El horror nuestro de cada día (XCVI)

WADLEY, GARROTERO FANTASMA


El horror nuestro de cada día (XCVI)

La Crónica de Chihuahua
Marzo de 2011, 20:50 pm

Por Froilán Meza Rivera

Entre los viejitos del barrio que nos llenaban la cabeza de relatos de aparecidos, estaba un señor que le decían “El Zacatecano”, pero que él afirmaba que era de Durango. Era alto y blanco, muy delgado y su cabellera estaba ya completamente blanca hace treinta años.

El hombre se llamaba Rosendo, pero nadie sabía su nombre, o más bien a nadie le daba por llamarlo así. El caso es que tal señor nos contaba muchos cuentos cuando los chiquillos de mi camada nos lo topábamos en la tienda, sobre todo cuando ya había oscurecido. Digo yo que lo hacía él adrede para que los cuentos nos asustaran de regreso a casa a las altas horas de la noche, que era cuando nos soltaba.

Platicaba don Rosendo, quien ha de haber sido minero en su juventud, que en el pueblito de Real de Catorce hay un par de fantasmas (curiosamente, “El Zacatecano” les llamaba “espectros ambulantes” o “almas en pena”). Decía que uno de esos fantasmas es el que llaman el garrotero, quien dedica su tiempo a advertir a los trenes de los peligros.

Real de Catorce está enclavado en un desierto de cactos y matorrales.
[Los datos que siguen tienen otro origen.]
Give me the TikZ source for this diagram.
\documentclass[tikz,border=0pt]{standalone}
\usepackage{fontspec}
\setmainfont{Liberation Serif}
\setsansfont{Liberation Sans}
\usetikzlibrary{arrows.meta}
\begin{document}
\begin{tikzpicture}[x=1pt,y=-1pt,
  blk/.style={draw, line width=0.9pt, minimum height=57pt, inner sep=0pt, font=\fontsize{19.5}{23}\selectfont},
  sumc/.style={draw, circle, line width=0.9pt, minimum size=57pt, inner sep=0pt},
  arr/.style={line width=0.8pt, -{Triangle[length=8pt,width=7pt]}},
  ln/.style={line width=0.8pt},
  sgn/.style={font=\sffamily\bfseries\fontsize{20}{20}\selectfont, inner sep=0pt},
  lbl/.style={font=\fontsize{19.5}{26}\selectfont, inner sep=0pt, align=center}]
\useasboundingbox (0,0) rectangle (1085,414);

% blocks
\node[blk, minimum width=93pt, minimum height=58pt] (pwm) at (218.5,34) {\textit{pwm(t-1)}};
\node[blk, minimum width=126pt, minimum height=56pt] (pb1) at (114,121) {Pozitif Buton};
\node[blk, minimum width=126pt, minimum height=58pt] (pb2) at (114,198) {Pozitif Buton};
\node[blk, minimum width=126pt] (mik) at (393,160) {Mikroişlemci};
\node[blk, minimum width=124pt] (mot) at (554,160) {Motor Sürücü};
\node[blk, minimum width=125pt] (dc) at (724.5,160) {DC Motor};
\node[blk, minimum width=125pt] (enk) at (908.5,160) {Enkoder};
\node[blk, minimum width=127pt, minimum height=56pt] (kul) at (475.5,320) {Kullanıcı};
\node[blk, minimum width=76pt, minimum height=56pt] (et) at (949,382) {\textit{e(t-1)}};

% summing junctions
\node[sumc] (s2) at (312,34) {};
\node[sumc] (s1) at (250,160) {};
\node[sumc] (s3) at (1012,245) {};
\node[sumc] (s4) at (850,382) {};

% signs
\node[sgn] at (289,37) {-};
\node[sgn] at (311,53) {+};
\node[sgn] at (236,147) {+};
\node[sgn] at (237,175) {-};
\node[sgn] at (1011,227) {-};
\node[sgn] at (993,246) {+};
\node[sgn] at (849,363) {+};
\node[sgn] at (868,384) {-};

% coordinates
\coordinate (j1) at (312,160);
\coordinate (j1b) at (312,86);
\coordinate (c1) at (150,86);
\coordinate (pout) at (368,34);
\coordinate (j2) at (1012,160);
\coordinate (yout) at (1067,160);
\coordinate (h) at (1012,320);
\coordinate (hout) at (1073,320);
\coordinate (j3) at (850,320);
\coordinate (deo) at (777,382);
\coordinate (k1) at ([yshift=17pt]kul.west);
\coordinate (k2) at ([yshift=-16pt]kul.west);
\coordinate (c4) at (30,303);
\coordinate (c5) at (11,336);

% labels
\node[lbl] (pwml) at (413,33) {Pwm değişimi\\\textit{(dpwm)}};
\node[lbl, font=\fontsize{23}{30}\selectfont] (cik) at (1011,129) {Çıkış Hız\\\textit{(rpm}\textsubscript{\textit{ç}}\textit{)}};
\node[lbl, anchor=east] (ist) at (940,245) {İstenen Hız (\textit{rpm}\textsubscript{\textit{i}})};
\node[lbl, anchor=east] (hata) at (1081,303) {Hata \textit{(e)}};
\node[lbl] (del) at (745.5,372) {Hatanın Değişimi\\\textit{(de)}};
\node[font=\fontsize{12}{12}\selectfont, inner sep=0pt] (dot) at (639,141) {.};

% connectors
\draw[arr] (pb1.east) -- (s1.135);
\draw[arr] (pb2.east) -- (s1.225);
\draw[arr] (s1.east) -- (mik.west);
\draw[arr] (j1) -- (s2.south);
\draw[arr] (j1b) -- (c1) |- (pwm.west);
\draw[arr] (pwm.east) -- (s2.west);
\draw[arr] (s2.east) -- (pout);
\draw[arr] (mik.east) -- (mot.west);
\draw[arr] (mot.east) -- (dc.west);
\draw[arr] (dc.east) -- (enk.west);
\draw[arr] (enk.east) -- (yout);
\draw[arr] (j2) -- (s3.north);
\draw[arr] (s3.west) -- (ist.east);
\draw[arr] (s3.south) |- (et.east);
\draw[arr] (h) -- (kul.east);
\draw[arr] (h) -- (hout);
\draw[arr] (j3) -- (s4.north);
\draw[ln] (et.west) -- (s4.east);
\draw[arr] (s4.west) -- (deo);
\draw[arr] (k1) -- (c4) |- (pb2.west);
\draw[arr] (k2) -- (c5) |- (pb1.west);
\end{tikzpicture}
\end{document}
Para entrar en la población por tren, es necesario cruzar un cerro por un largo túnel que desemboca en lo que en la actualidad es casi un pueblo fantasma, con pocas casas habitadas desde que decayó la bonanza de la plata. Dicen que el Real no estuvo siempre así, que en tiempos de la Colonia era un importante centro minero, donde incluso se instaló una casa de moneda en la que se acuñaba el dinero de aquel entonces. Lamentablemente, en el siglo Diecinueve se inundaron muchas de las minas, y la pujante población sufrió una inevitable decadencia.
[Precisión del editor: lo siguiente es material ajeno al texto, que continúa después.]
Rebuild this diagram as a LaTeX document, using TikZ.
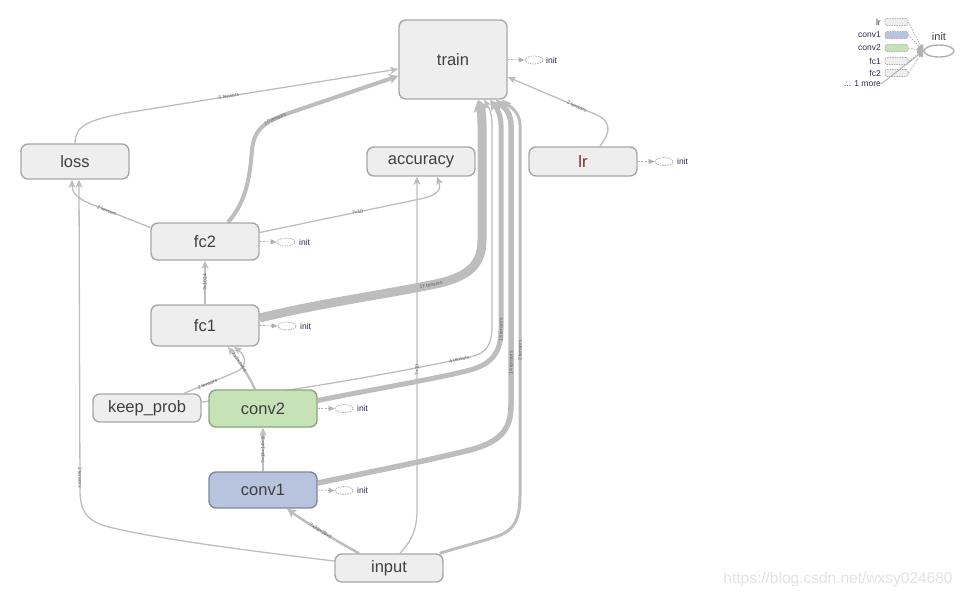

Hace muchos años, un joven que trabajaba en la estación del ferrocarril, se dedicaba a sus labores de mantenimiento de las vías. El muchacho revisaba un día la colocación de unos rieles nuevos que eran levantados por una grúa pequeña. La carga fue demasiado pesada para las cadenas que sostenían aquellos hierros, y se colapsaron. Suspendidos los rieles encima del joven garrotero, cayeron sin misericordia sobre aquel cuerpo inerme. Sólo un ruido seco se escuchó, y se alzaron varias voces de alarma de los otros ferrocarrileros.

En honor del joven sacrificado en el cumplimiento de su trabajo, la siguiente estación fue bautizada con el apellido de él: Estación Wadley, que así se llamó en vida.

Pasó el tiempo, y en una ocasión, una de las locomotoras que servían en la ruta, se acercaba a la Estación Catorce a toda velocidad. El traqueteo de las ruedas contra los rieles, y los pitidos de la máquina contrastaban sobre el pueblo tranquilo aletargado en el sueño nocturno. De repente, el conductor advirtió una luz al lado de la vía, y supo que era un trabajador que le pedía que disminuyera la velocidad. Así lo hizo el maquinista, obediente de las señales.

Al llegar a la estación, allí se enteró de que ningún trabajador se encontraba en servicio a esas horas; más aún, le informaron que el tramo por el que acababa de pasar era muy peligroso, y que si no hubiera bajado el vapor, seguramente se hubiera descarrilado.

¿Quién había salvado a la locomotora y sus tripulantes?

Sin dudarlo, los de la estación aseguraron que el salvador había sido el joven Wadley, convertido en el garrotero fantasma.

Aun hoy, ese mismo fantasma protege a cuanto convoy pasa por el peligroso tramo cercano a la Estación Catorce.